BrightSilence · September 20, 2022, 2:10pm

I’m still running Storj + Chia, so I’m always close to 90% and remove Chia plots when it goes over. Though I don’t really know why I still bother with Chia, it practically earns me $0. But yeah… my setup seems to be a worst case scenario because of this… and yet it doesn’t seem to be a problem.

Of course it’s very file system dependent. And my setup is ext4 with a 1TB read/write cache, which probably also helps.

JDA · September 20, 2022, 8:05pm

That’s for sure fragmentation is extremely related to the filesystem

SGC · September 21, 2022, 7:18am

NTFS is really old… maybe using the much newer ReFS would be a better option for windows based SNO’s.

do keep in mind one cannot boot of a ReFS storage, but it is made for data storage.

while NTFS was more the replacement filesystem from when microsofts customers went from msdos to windows … i really hope NTFS has gotten updated since then lol…

from 2012 so only 10 years old.

lol 29 years old…

Toyoo · September 21, 2022, 8:15am

My sysadmin friend said he’d never let ReFS near his production systems. This thing breaks constantly.

SGC · September 21, 2022, 12:32pm

i guess i should have written might be… lol because i never actually used it myself.

Ruskiem · June 26, 2024, 7:38pm

And any one cared for this since?
because i had clean formatted 4TB disk, with 2TB of storj, finished usedspace FW under 1h, so i was jumping and singing happily, and now 4-5 days later its staring to be slower and slower by the day. Wonder if writing new files by storagenode.exe is optimised to not cause more fragmentation…?

and not only database files defragmentation is there a must i see,
i defragmented a MFT alone by ultraddefrag “optimize MFT” and only that gave my disk a boost again under bare metal, its back to normal again. i forget that after copying files back, to freshly formated disk. But it was fast without this. Well now MFT weights 10GB and are together now, hope it will last some longer that 4 days. So also to prevent that in future, a “MFT zone” - some defragmenters allow to rezerve more space for MFT, didn’t tried this yet.
I use NTFS under windows.

Edit: I used Contig.exe and a file of 245KB from 16.06.2024 is in 1 fragment. (after disk defrag)
but a file in same blob 2a folder from 26.06.2024(new files after defrag) is in 2 fragments, and the disk is half empty, is it realy there was no space to put it in 1 fragment?
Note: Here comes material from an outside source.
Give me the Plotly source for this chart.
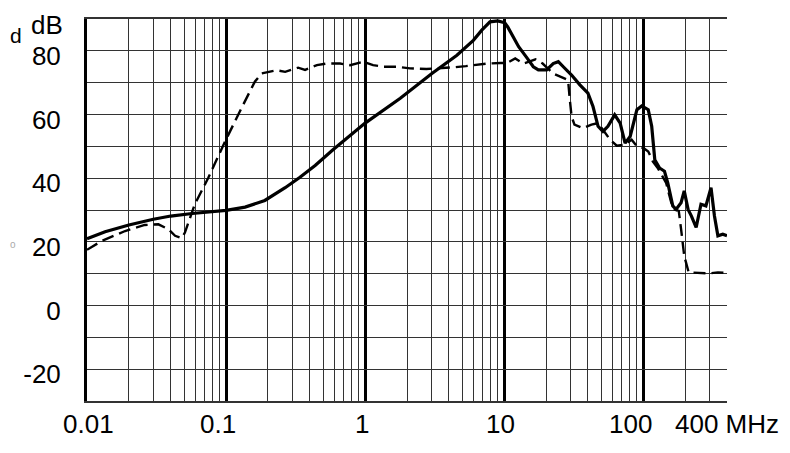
import math
import plotly.graph_objects as go

# ---- data (frequency in MHz, level in dB) ----
solid_f = [0.01, 0.0135, 0.02, 0.03, 0.04, 0.057, 0.1, 0.137, 0.19, 0.266, 0.34, 0.437,
           0.59, 1.0, 1.79, 3.02, 4.57, 6.0, 6.9, 7.9, 9.0, 10.1, 10.6, 11.5, 12.7, 14.4,
           16.2, 17.6, 20.2, 22.5, 24.5, 26.6, 30.5, 35, 40, 43.5, 47.3, 51.3, 55.7, 62.3,
           68.2, 74, 80.5, 90, 97.5, 108.6, 115, 121, 131, 142, 150, 163, 172, 187, 197,
           210, 222, 240, 260, 282, 307, 325, 344, 373, 400]
solid_db = [21.0, 23.2, 25.3, 27.1, 28.1, 28.9, 29.9, 30.9, 33.0, 37.0, 40.3, 44.0,
            49.0, 57.3, 65.1, 72.9, 78.6, 83.3, 86.5, 89.1, 89.4, 88.8, 87.5, 84.9, 81.3, 78.1,
            75.0, 74.0, 74.0, 76.0, 76.6, 75.0, 72.4, 69.3, 66.7, 62.5, 56.3, 54.7, 56.3, 59.9,
            57.3, 51.0, 53.1, 61.5, 62.7, 61.5, 56.3, 45.8, 43.2, 42.2, 38.5, 31.3, 30.2, 32.3, 36.0,
            30.2, 28.1, 24.5, 31.8, 31.3, 37.0, 28.1, 21.9, 22.4, 21.9]

dash_f = [0.01, 0.0128, 0.0188, 0.026, 0.0326, 0.0384, 0.043, 0.048, 0.0506, 0.0596, 0.0745,
          0.0985, 0.129, 0.161, 0.18, 0.2, 0.23, 0.266, 0.33, 0.37, 0.38, 0.45, 0.53, 0.66, 0.78,
          0.97, 1.14, 1.35, 1.68, 2.1, 2.76, 3.43, 4.27, 5.3, 6.0, 7.5, 9.4, 10.5, 12.0, 13.7,
          16.8, 18.9, 22.5, 27.2, 28.8, 29.5, 30.5, 32, 36.8, 42.4, 47.3, 51.3, 57.7, 64.5,
          74, 82.5, 90, 100, 108.6, 117, 127, 146, 159, 167, 180, 187, 197, 212, 252, 296, 344, 400]
dash_db = [17.5, 20.3, 23.4, 25.3, 25.5, 24.0, 21.9, 21.2, 22.9, 31.8, 40.1,
           51.6, 62.0, 70.3, 72.9, 73.4, 73.9, 73.4, 74.7, 74.0, 74.2, 75.5, 76.0, 76.0, 75.5,
           76.6, 75.5, 75.0, 75.0, 74.5, 74.3, 74.5, 74.8, 75.2, 75.5, 76.0, 76.2, 76.2, 77.6, 76.0,
           77.3, 76.0, 72.9, 71.3, 70.8, 65.6, 59.4, 56.8, 55.7, 56.8, 57.3, 55.2, 52.1, 50.2,
           50.5, 52.1, 50.0, 49.5, 48.4, 45.3, 43.2, 38.5, 32.3, 30.2, 29.7, 24.0, 15.6, 10.4, 10.2, 10.1, 10.4, 10.2]

x_tick_vals = [0.01, 0.1, 1, 10, 100, 400]
x_tick_text = ["0.01", "0.1", "1", "10", "100", "400 MHz"]
x_tick_shift = [1, -8, -3, -4, -13, 0]
y_tick_vals = [-20, 0, 20, 40, 60, 80]
y_tick_text = ["-20", "0", "20", "40", "60", "80"]

FONT = "Liberation Sans, Arial, sans-serif"

fig = go.Figure()
fig.add_trace(go.Scatter(x=dash_f, y=dash_db, mode="lines",
                         line=dict(color="black", width=2.4, dash="12px,6px"),
                         showlegend=False, hoverinfo="skip"))
fig.add_trace(go.Scatter(x=solid_f, y=solid_db, mode="lines",
                         line=dict(color="black", width=3.2),
                         showlegend=False, hoverinfo="skip"))

annotations = []
for v, t, s in zip(x_tick_vals, x_tick_text, x_tick_shift):
    annotations.append(dict(x=math.log10(v), y=-0.06, xref="x", yref="paper", text=t,
                            showarrow=False, xanchor="center", yanchor="middle", xshift=s,
                            font=dict(family=FONT, size=26, color="black")))
annotations.append(dict(x=-0.0344, y=0.984, xref="paper", yref="paper", text="dB",
                        showarrow=False, xanchor="right", yanchor="middle",
                        font=dict(family=FONT, size=26, color="black")))
annotations.append(dict(x=-0.1234, y=0.958, xref="paper", yref="paper", text="d",
                        showarrow=False, xanchor="left", yanchor="middle",
                        font=dict(family=FONT, size=21, color="black")))
annotations.append(dict(x=-0.1234, y=0.41, xref="paper", yref="paper", text="o",
                        showarrow=False, xanchor="left", yanchor="middle",
                        font=dict(family=FONT, size=10, color="#aaaaaa")))

# The page body has an 8px margin, so the figure is made 8px smaller and the
# margins are trimmed to keep the plot area where the reference has it.
fig.update_layout(
    width=782, height=445,
    margin=dict(l=79, r=63, t=9, b=52),
    paper_bgcolor="white", plot_bgcolor="white",
    annotations=annotations,
    xaxis=dict(type="log", range=[-2, math.log10(400)],
               tickvals=[0.01, 0.1, 1, 10, 100], showticklabels=False, ticks="",
               showgrid=True, gridcolor="black", gridwidth=2.6,
               minor=dict(dtick="D1", showgrid=True, gridcolor="#333333", gridwidth=1.3, ticks=""),
               showline=True, mirror=True, linecolor="#333333", linewidth=1.5,
               zeroline=False, fixedrange=True),
    yaxis=dict(range=[-30, 90], tickvals=y_tick_vals, ticktext=y_tick_text, ticks="",
               showgrid=True, gridcolor="#333333", gridwidth=1.3,
               minor=dict(dtick=10, showgrid=True, gridcolor="#333333", gridwidth=1.3, ticks=""),
               showline=True, linecolor="black", linewidth=3,
               ticklabelstandoff=18, ticklabelshift=5,
               tickfont=dict(family=FONT, size=26, color="black"),
               zeroline=False, fixedrange=True),
    yaxis2=dict(overlaying="y", side="right", range=[-30, 90], showgrid=False,
                showticklabels=False, ticks="", showline=True, linecolor="#333333",
                linewidth=1.5, zeroline=False, fixedrange=True),
)

fig.write_html("out.html")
looks like new files that lands, by default are fragmented on half empy disk, thats no good?@Alexey okay many files after 26.06 are also in 1 fragment, but still would like to bring what BS and JDA said to Your attention

Vadim · June 26, 2024, 7:44pm

what do you want my 4 TB node contains 16.1M files, it is crazy ammount, i remember there was like 3-6m of files, but file sizes gone so small.

Pentium100 · June 26, 2024, 7:54pm

Does fragmentation matter that much here? The files are written in one go and never modified, so, unless the file system is really full, it should be able to fit the file without fragmenting it. Files are read in a random way anyway (you don’t know which files the customers are going to download), so that does not matter.
Oh, and the “big file with small files inside it” approach most likely would not work on zfs, the big file would just end up fragmented.

Ruskiem · June 26, 2024, 7:59pm

Yes, the filesystem is mostly full in most cases. Also if it matters then for MFT, and database files for sure i see. I keep database files together with storj folder with blobs. To be on 1 disk. They work fast really if not fragmentted, opening a storj dashboard is significantly faster than before.

i dont even know how to do it on windows 10, or ntfs.

daki82 · June 27, 2024, 9:24pm

yes, constant deletes of unmodified files and filling the gaps causes fragmentation.

for filewalks it matters and for dbs also. MFT same. it will be scattered over the whole disk.
with 2 filewalkers running at the same time, dont even think about defragging 8TB even with ram-cache it cloggs the whole system.

i see myself taking the node offline and trying to run a defrag in less than 10 days.
and on systems with low ram (8GB is low) swap will stress the OS ssd.